The test looks at four areas (Dominance, Influence, Steadiness and Conscientiousness) set into quadrants of a circle.
Dominance: Those who score higher tend to be more goal-driven, competitive and self-confident.
Influence: Those higher in influence tend to be motivated by social recognition, are action takers and sociable.
Steadiness: Those higher in steadiness tend to be supportive, motivated by appreciation and good listeners.
Conscientiousness: Those who score higher tend to challenge assumptions, are analytical and can be quiet and reserved.
My results for these online tests are very much the same and place me in the Steadiness quadrant but close to Conscientiousness. The Clarity test also supplies an archetype result of Planner.
The Four Tendencies
This personality typing framework was formed by Gretchen Ruben, author of The Happiness Project. Similarly to DISC, it looks at behaviour but focuses more on how we respond to inner and outer expectations.

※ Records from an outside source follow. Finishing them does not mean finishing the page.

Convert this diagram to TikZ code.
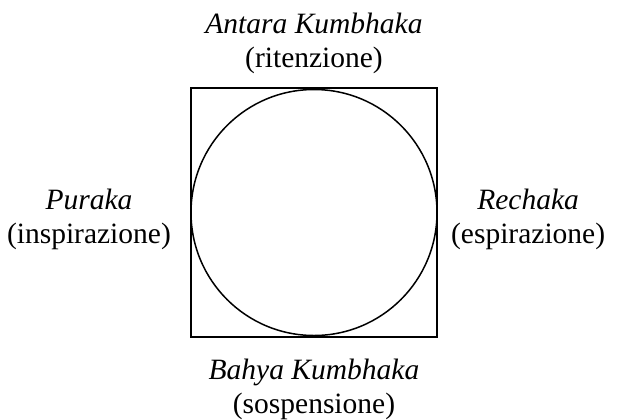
\documentclass[tikz,border=0pt]{standalone}
\usepackage{fontspec}
\setmainfont{Liberation Serif}
\usetikzlibrary{positioning}

\begin{document}
\begin{tikzpicture}[
    x=0.5pt, y=-0.5pt,
    frame/.style={rectangle, draw, line width=0.75pt, minimum width=123pt,
                  minimum height=124.5pt, inner sep=0pt},
    ring/.style={circle, draw, line width=0.75pt, minimum size=123pt,
                 inner sep=0pt},
    phase/.style={align=center, inner sep=0pt,
                  font=\fontsize{14.75}{17}\selectfont}
]
\useasboundingbox (0,0) rectangle (617,419);
\node[frame] (sq) at (314,212.5) {};
\node[ring] (circ) at (sq.center) {};
\node[phase, above=6.5pt of sq] (antara)
    {\textit{Antara Kumbhaka}\\(ritenzione)};
\node[phase, below=10.5pt of sq] (bahya)
    {\textit{Bahya Kumbhaka}\\(sospensione)};
\node[phase, left=9.5pt of sq, yshift=-3.5pt] (puraka)
    {\textit{Puraka}\\(inspirazione)};
\node[phase, right=6.5pt of sq, yshift=-3.5pt] (rechaka)
    {\textit{Rechaka}\\(espirazione)};
\end{tikzpicture}
\end{document}
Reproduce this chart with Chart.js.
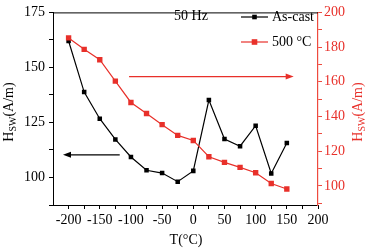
<!DOCTYPE html>
<html>
<head>
<meta charset="utf-8">
<script src="https://cdn.jsdelivr.net/npm/chart.js@4"></script>
<style>
  html, body { margin: 0; padding: 0; background: #fff; }
  #wrap { width: 370px; height: 250px; }
</style>
</head>
<body>
<div id="wrap"><canvas id="myChart" width="370" height="250"></canvas></div>
<script>
// temperatures (°C)
var temps = [-200, -175, -150, -125, -100, -75, -50, -25, 0, 25, 50, 75, 100, 125, 150];
// H_SW values
var asCast = [162, 138.8, 126.7, 117.3, 109.3, 103.3, 102, 98.1, 103, 135.2, 117.5, 114.2, 123.5, 101.8, 115.7];
var annealed = [185.3, 178.7, 172.7, 160.4, 148.1, 141.7, 135.3, 129.1, 126.2, 116.8, 113.6, 110.7, 107.6, 101.4, 98.2];
var seriesNames = ['As-cast', '500 °C'];
var xTicks = [-200, -175, -150, -125, -100, -75, -50, -25, 0, 25, 50, 75, 100, 125, 150, 175, 200];
var leftTicks = [87.5, 100, 112.5, 125, 137.5, 150, 162.5, 175];
var rightTicks = [90, 100, 110, 120, 130, 140, 150, 160, 170, 180, 190, 200];

var RED = '#e8302a';
var AXRED = '#ee4a3e';
var FONT = '"Liberation Serif", "Times New Roman", serif';

function pts(ys) {
  return temps.map(function (t, i) { return { x: t, y: ys[i] }; });
}

var ctx = document.getElementById('myChart').getContext('2d');

// titles, legend, arrows drawn on top
var extras = {
  id: 'extras',
  afterDraw: function (chart) {
    var c = chart.ctx, a = chart.chartArea;
    var sx = chart.scales.x, yl = chart.scales.y, yr = chart.scales.y1;
    c.save();

    // top frame line
    c.strokeStyle = '#000';
    c.lineWidth = 1;
    c.beginPath();
    c.moveTo(a.left, a.top + 0.5);
    c.lineTo(a.right, a.top + 0.5);
    c.stroke();

    // rotated H_SW(A/m) titles
    function hTitle(x, y, color) {
      c.save();
      c.translate(x, y);
      c.rotate(-Math.PI / 2);
      c.fillStyle = color;
      c.textBaseline = 'middle';
      c.textAlign = 'left';
      c.font = '14px ' + FONT;
      var w1 = c.measureText('H').width;
      var w3 = c.measureText('(A/m)').width;
      c.font = '10px ' + FONT;
      var w2 = c.measureText('SW').width;
      var x0 = -(w1 + w2 + w3) / 2;
      c.font = '14px ' + FONT;
      c.fillText('H', x0, 0);
      c.font = '10px ' + FONT;
      c.fillText('SW', x0 + w1, 4);
      c.font = '14px ' + FONT;
      c.fillText('(A/m)', x0 + w1 + w2, 0);
      c.restore();
    }
    hTitle(9, 112, '#000');
    hTitle(358, 112, RED);

    c.font = '14px ' + FONT;
    c.fillStyle = '#000';
    c.textAlign = 'center';
    c.textBaseline = 'middle';
    c.fillText('T(°C)', 186, 240);
    c.fillText('50 Hz', 191, 16);

    // legend
    var rows = [
      { label: seriesNames[0], color: '#000', y: 17, r: 2.3 },
      { label: seriesNames[1], color: RED, y: 42, r: 2.8 }
    ];
    rows.forEach(function (r) {
      c.strokeStyle = r.color;
      c.fillStyle = r.color;
      c.lineWidth = 1.2;
      c.beginPath();
      c.moveTo(241, r.y);
      c.lineTo(268, r.y);
      c.stroke();
      c.fillRect(254.5 - r.r, r.y - r.r, 2 * r.r, 2 * r.r);
      c.fillStyle = '#000';
      c.textAlign = 'left';
      c.fillText(r.label, 272, r.y);
    });

    // arrows pointing to the axes
    function arrow(x1, y1, x2, color) {
      var dir = x2 > x1 ? 1 : -1;
      c.strokeStyle = color;
      c.fillStyle = color;
      c.lineWidth = 1.2;
      c.beginPath();
      c.moveTo(x1, y1);
      c.lineTo(x2 - dir * 6, y1);
      c.stroke();
      c.beginPath();
      c.moveTo(x2, y1);
      c.lineTo(x2 - dir * 8, y1 - 3);
      c.lineTo(x2 - dir * 8, y1 + 3);
      c.closePath();
      c.fill();
    }
    arrow(sx.getPixelForValue(-103), yr.getPixelForValue(163), sx.getPixelForValue(161), RED);
    arrow(sx.getPixelForValue(-118), yl.getPixelForValue(110.3), sx.getPixelForValue(-209), '#000');

    c.restore();
  }
};

function setTicks(list) {
  return function (scale) {
    scale.ticks = list.map(function (v) { return { value: v }; });
  };
}

var chart = new Chart(ctx, {
  type: 'line',
  data: {
    datasets: [{
      label: seriesNames[1],
      data: pts(annealed),
      yAxisID: 'y1',
      borderColor: RED,
      backgroundColor: RED,
      borderWidth: 1.2,
      pointStyle: 'rect',
      pointRadius: 3.8,
      pointBorderWidth: 0,
      tension: 0,
      order: 0
    }, {
      label: seriesNames[0],
      data: pts(asCast),
      yAxisID: 'y',
      borderColor: '#000',
      backgroundColor: '#000',
      borderWidth: 1.2,
      pointStyle: 'rect',
      pointRadius: 3.2,
      pointBorderWidth: 0,
      tension: 0,
      order: 1
    }]
  },
  options: {
    responsive: false,
    animation: false,
    events: [],
    layout: { padding: { top: 9, left: 0, right: 0, bottom: 0 } },
    plugins: { legend: { display: false }, tooltip: { enabled: false } },
    scales: {
      x: {
        type: 'linear',
        min: -225,
        max: 200,
        afterBuildTicks: setTicks(xTicks),
        afterFit: function (s) { s.height = 45; },
        border: { color: '#000', width: 1 },
        grid: { drawOnChartArea: false, tickLength: 4, color: '#000' },
        ticks: {
          color: '#000',
          padding: 3,
          maxRotation: 0,
          autoSkip: false,
          font: { family: FONT, size: 14 },
          callback: function (v) { return v % 50 === 0 ? v : ''; }
        }
      },
      y: {
        position: 'left',
        min: 87.5,
        max: 175,
        afterBuildTicks: setTicks(leftTicks),
        afterFit: function (s) { s.width = 53; },
        border: { color: '#000', width: 1 },
        grid: { drawOnChartArea: false, tickLength: 4, color: '#000' },
        ticks: {
          color: '#000',
          padding: 4,
          autoSkip: false,
          font: { family: FONT, size: 14 },
          callback: function (v) { return v % 25 === 0 ? v : ''; }
        }
      },
      y1: {
        position: 'right',
        min: 89,
        max: 200,
        afterBuildTicks: setTicks(rightTicks),
        afterFit: function (s) { s.width = 52; },
        border: { color: AXRED, width: 1.2 },
        grid: { drawOnChartArea: false, tickLength: 4, color: AXRED },
        ticks: {
          color: RED,
          padding: 2,
          autoSkip: false,
          font: { family: FONT, size: 14 },
          callback: function (v) { return v % 20 === 0 ? v : ''; }
        }
      }
    }
  },
  plugins: [extras]
});
</script>
</body>
</html>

Knowing your tendency can help you determine why you behave a certain way.
The four tendencies are:
Upholder: Who does what is expected of them by others and themselves.
Questioner: Who does what they think is best and needs justification from others.
Obliger: Who does what they have to and won’t let others down.
Rebel: Who does what they want in their own way.
Gretchen’s approach focuses on changing your circumstances and adapting how your work to suit your tenancy.
My result is Questioner. I’ve always been the type to question motivations. If something doesn’t make sense to me, I will seek out more information before I act.
To work with my tendency, I have structured questionnaires and always allow time to research before I begin working with someone new.
Take the test here: quiz.gretchenrubin.com/four-tendencies-quiz/
Will you take the tests?
These tests provide exciting insights into your personality. Knowing and understanding your results could help you adapt your business to better suit YOU.
Maybe your personality traits can explain why your struggle with specific tasks or why you’ve been holding yourself back from growing your business, doing marketing activities and being visible?